- _GIVEN TASK_:
Reproduce the data exactly and drop any pictures it holds.

- _DATA EXCERPT_:
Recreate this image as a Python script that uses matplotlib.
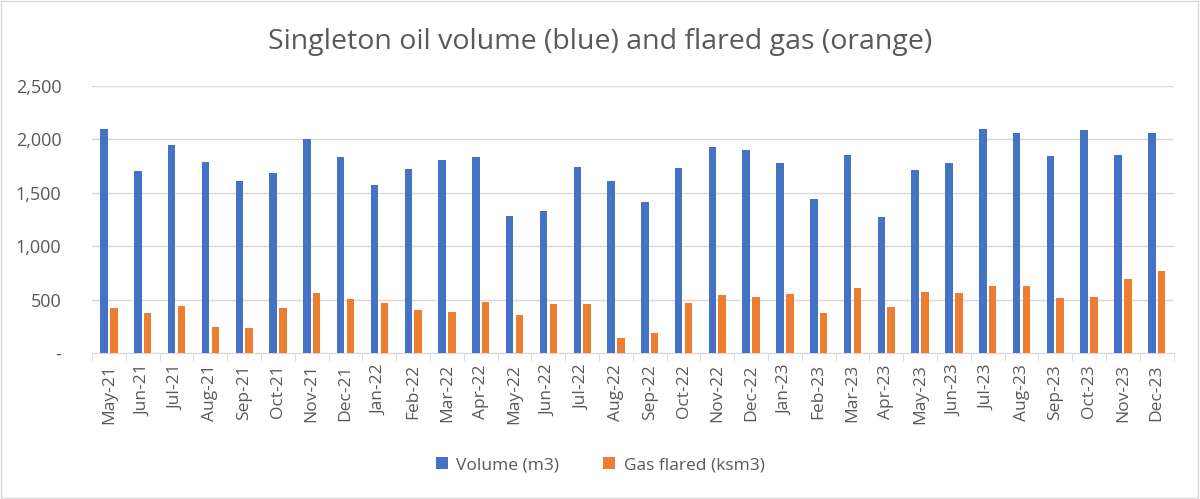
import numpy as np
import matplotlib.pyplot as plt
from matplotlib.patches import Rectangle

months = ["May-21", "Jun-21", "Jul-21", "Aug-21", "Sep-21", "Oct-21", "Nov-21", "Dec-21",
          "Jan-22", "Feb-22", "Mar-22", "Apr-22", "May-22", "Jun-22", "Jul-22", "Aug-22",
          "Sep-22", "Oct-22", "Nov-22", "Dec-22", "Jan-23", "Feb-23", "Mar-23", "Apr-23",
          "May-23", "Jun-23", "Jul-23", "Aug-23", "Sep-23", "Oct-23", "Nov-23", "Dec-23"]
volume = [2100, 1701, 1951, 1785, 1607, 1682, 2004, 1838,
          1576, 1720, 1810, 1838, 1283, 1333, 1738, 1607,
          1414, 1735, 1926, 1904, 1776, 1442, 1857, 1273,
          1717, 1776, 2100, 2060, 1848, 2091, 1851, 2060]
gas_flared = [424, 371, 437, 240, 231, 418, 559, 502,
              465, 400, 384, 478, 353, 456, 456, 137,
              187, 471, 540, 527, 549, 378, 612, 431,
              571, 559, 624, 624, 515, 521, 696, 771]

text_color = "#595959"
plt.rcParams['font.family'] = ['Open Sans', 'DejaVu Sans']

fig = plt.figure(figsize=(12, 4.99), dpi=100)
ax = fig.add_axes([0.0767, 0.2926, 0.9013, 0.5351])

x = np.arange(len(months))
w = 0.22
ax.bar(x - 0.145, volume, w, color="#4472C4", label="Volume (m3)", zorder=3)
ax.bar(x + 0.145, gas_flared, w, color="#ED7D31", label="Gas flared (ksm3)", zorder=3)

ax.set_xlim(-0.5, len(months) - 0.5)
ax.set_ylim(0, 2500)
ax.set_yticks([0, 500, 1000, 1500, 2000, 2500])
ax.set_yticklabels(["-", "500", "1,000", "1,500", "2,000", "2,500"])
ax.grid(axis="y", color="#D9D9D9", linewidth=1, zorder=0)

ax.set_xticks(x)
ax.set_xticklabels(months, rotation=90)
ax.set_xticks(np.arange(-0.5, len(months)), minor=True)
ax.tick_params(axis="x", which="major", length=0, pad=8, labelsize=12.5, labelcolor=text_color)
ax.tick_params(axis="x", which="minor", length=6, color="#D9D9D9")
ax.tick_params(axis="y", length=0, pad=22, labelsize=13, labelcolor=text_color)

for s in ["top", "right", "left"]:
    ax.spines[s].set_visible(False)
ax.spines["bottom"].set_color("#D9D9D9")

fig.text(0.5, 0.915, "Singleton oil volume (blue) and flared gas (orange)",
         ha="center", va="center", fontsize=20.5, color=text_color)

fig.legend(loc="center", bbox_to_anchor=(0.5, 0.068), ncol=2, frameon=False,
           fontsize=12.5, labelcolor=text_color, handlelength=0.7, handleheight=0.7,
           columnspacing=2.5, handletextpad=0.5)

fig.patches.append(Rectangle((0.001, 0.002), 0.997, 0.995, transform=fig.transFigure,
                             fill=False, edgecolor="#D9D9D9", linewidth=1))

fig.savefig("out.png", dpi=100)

- _SOLVED EXERCISE_:
Recreate this image as a Python script that uses matplotlib.
import numpy as np
import matplotlib.pyplot as plt
from matplotlib.patches import Rectangle

months = ["May-21", "Jun-21", "Jul-21", "Aug-21", "Sep-21", "Oct-21", "Nov-21", "Dec-21",
          "Jan-22", "Feb-22", "Mar-22", "Apr-22", "May-22", "Jun-22", "Jul-22", "Aug-22",
          "Sep-22", "Oct-22", "Nov-22", "Dec-22", "Jan-23", "Feb-23", "Mar-23", "Apr-23",
          "May-23", "Jun-23", "Jul-23", "Aug-23", "Sep-23", "Oct-23", "Nov-23", "Dec-23"]
volume = [2100, 1701, 1951, 1785, 1607, 1682, 2004, 1838,
          1576, 1720, 1810, 1838, 1283, 1333, 1738, 1607,
          1414, 1735, 1926, 1904, 1776, 1442, 1857, 1273,
          1717, 1776, 2100, 2060, 1848, 2091, 1851, 2060]
gas_flared = [424, 371, 437, 240, 231, 418, 559, 502,
              465, 400, 384, 478, 353, 456, 456, 137,
              187, 471, 540, 527, 549, 378, 612, 431,
              571, 559, 624, 624, 515, 521, 696, 771]

text_color = "#595959"
plt.rcParams['font.family'] = ['Open Sans', 'DejaVu Sans']

fig = plt.figure(figsize=(12, 4.99), dpi=100)
ax = fig.add_axes([0.0767, 0.2926, 0.9013, 0.5351])

x = np.arange(len(months))
w = 0.22
ax.bar(x - 0.145, volume, w, color="#4472C4", label="Volume (m3)", zorder=3)
ax.bar(x + 0.145, gas_flared, w, color="#ED7D31", label="Gas flared (ksm3)", zorder=3)

ax.set_xlim(-0.5, len(months) - 0.5)
ax.set_ylim(0, 2500)
ax.set_yticks([0, 500, 1000, 1500, 2000, 2500])
ax.set_yticklabels(["-", "500", "1,000", "1,500", "2,000", "2,500"])
ax.grid(axis="y", color="#D9D9D9", linewidth=1, zorder=0)

ax.set_xticks(x)
ax.set_xticklabels(months, rotation=90)
ax.set_xticks(np.arange(-0.5, len(months)), minor=True)
ax.tick_params(axis="x", which="major", length=0, pad=8, labelsize=12.5, labelcolor=text_color)
ax.tick_params(axis="x", which="minor", length=6, color="#D9D9D9")
ax.tick_params(axis="y", length=0, pad=22, labelsize=13, labelcolor=text_color)

for s in ["top", "right", "left"]:
    ax.spines[s].set_visible(False)
ax.spines["bottom"].set_color("#D9D9D9")

fig.text(0.5, 0.915, "Singleton oil volume (blue) and flared gas (orange)",
         ha="center", va="center", fontsize=20.5, color=text_color)

fig.legend(loc="center", bbox_to_anchor=(0.5, 0.068), ncol=2, frameon=False,
           fontsize=12.5, labelcolor=text_color, handlelength=0.7, handleheight=0.7,
           columnspacing=2.5, handletextpad=0.5)

fig.patches.append(Rectangle((0.001, 0.002), 0.997, 0.995, transform=fig.transFigure,
                             fill=False, edgecolor="#D9D9D9", linewidth=1))

fig.savefig("out.png", dpi=100)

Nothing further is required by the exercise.